When The Arrest opens, Sandy has put aside writing and become the town courier and butcher’s assistant, leading a life that’s quiet and largely stable. Both Sandy and the community’s peace is threatened when a wealthy television producer from Los Angeles shows up in a nuclear-powered car, like a prop from a sci-fi B movie made real.
“I’ve always had the suspicion about dystopian fiction that a lot of it is secretly wish fulfillment on the part of the author,” Lethem says.
In this case, he imagines a writer who has found solace from the fast-paced moneyed land of Los Angeles in a rural world without smartphones and social media, a calmer pace of life where storytelling, when it happens, is done around a fire, or in solitude with a book. And then, just when he thinks he’s out, L.A. tunnels up from under him. Inevitably, tensions flare.
Interestingly, this isn’t the first time Lethem has sent a character to a small town in Maine.

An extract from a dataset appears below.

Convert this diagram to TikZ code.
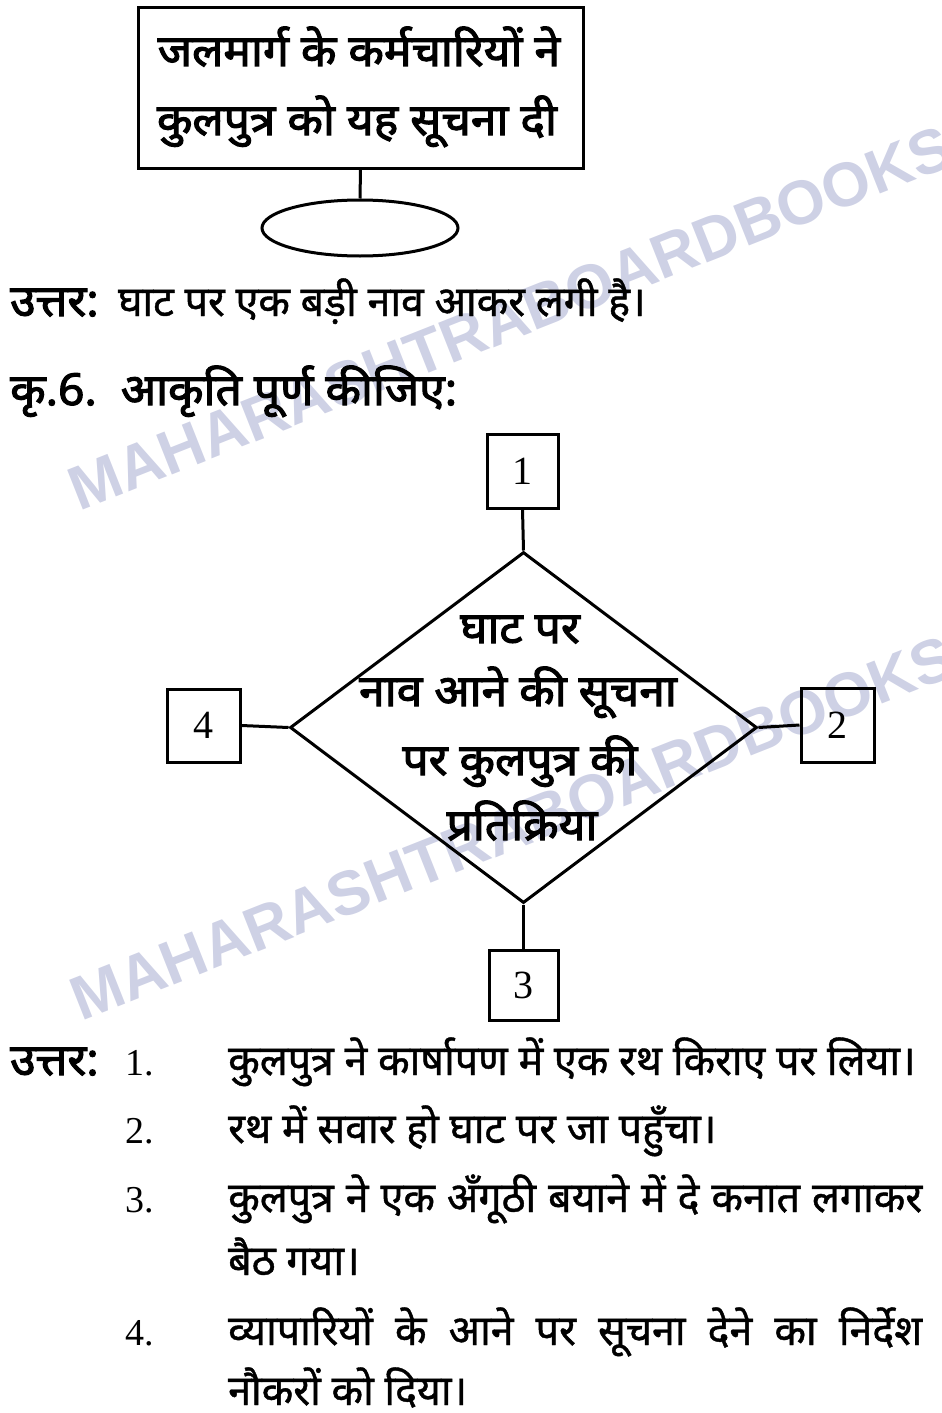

“I sneaked Maine into the Brooklyn-est of my Brooklyn books, Motherless Brooklyn,” he reveals. When the main character of that novel, Lionel Essrog, leaves the borough to follow a lead in the mystery he’s trying to solve, he ends up in a small Maine town not unlike the one where Sandy Duplessis lives. “That was almost like an imaginative dry run for The Arrest.”
Not long after Motherless Brooklyn’s publication, Lethem himself would start summering in just such a small town. Looking at it this way, Lethem is like Billy Pilgrim in Kurt Vonnegut’s classic Slaughterhouse-Five, a writer unstuck in space-time, exploring his childhood home just as it becomes the next big literary thing, dreaming of deserts he’d later cross, and rural towns he’d later settle in. Lethem’s reading, writing, and life choices are closely intertwined, and place plays an important role in all of them.
“I’ve projected spaces in my imagination,” he says, inspired by his reading. “Then explored those spaces in my life, and my work reflects that.”
And it all started in, and often comes back to, Brooklyn.
The Arrest will be published on November 10 by Ecco.